The Country Fire Service (CFS) has experienced an extremely busy fire season this year on the back of what has been an eventful few years for staff and volunteers.
While the fire season has already ended in the Upper South East it will finish in the Lower South East this week on April 30.
CFS Limestone Coast regional commander John Probert said there had not been many severe and catastrophic fire days issued, with most large fires occurring on days that were not classified as total fire bans.
Mr Probert said the worst fire in the region was the Coles fire with the Lucindale area being “smashed” with fires this year.
He said the causes of fire varied from lightning strikes to accidental ignitions as experienced in the Glenburnie area.
Mr Probert praised the preparation by residents which minimised the amount of property lost in the Glenburnie fire.
“That fire had a vast potential and while any fire is traumatic, the preparation undertaken by the community, in conjunction with fire crews, saved their houses,” he said.
“It is a combination of work from volunteer firefighters and residents preparing their homes which keeps the community safe in the event of a fire.
“The CFS staff have been working extremely long hours but most importantly our volunteers have been working under less-than-ideal circumstances, spending enormous hours on the fire grounds this year.

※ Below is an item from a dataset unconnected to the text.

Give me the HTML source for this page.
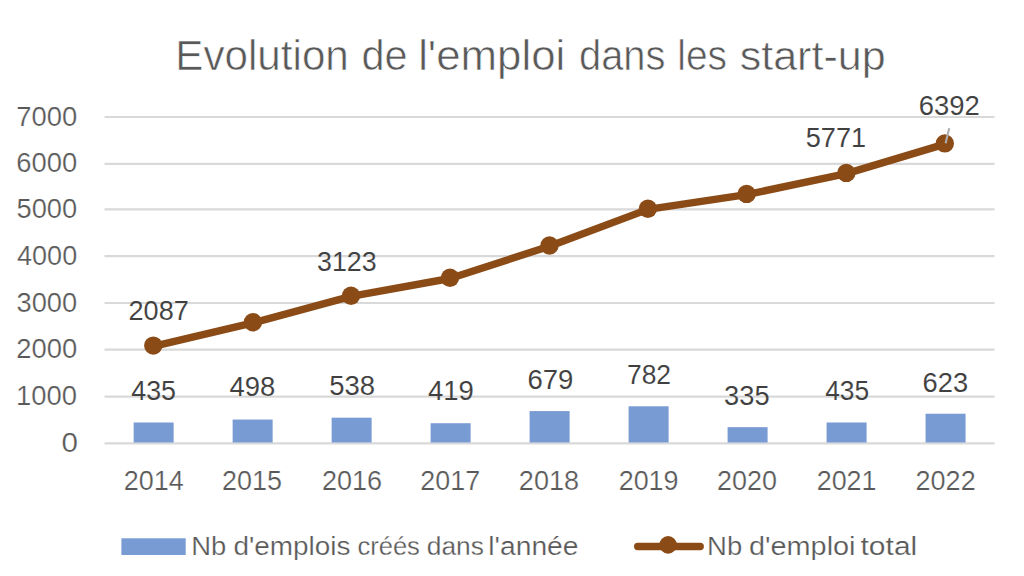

“It is a testament to our CFS volunteers because they put themselves in danger for the sake of the broader community and they certainly deserve praise for the fantastic work they have achieved.”
Compton CFS volunteer Wayne Richardson said his position was rewarding because he was able to help the community and work with a great bunch of people.
“It was another big year for us. We have 24 volunteers at Compton and all of them got a turn fighting fires this year,” he said.
“Despite it drawing to the end of the fire season the community should still remain vigilant.
“Once the fire season ends we see a lot of house fires, so we urge residents to clean out their chimneys and indoor barbecues.”
The aerial fire bombers based at Mount Gambier’s airport were also kept busy throughout the season experiencing one of their biggest years to date.
They tended to 51 incidents in the Lower South East with more than 70 hours of flying time and close to 400 drops totalling almost 900,000 litres of water.
The bombers assisted in Mount Gambier’s Crater Lakes fire and traversed the border to help in the Wrattonbully fire that burnt 7000 hectares.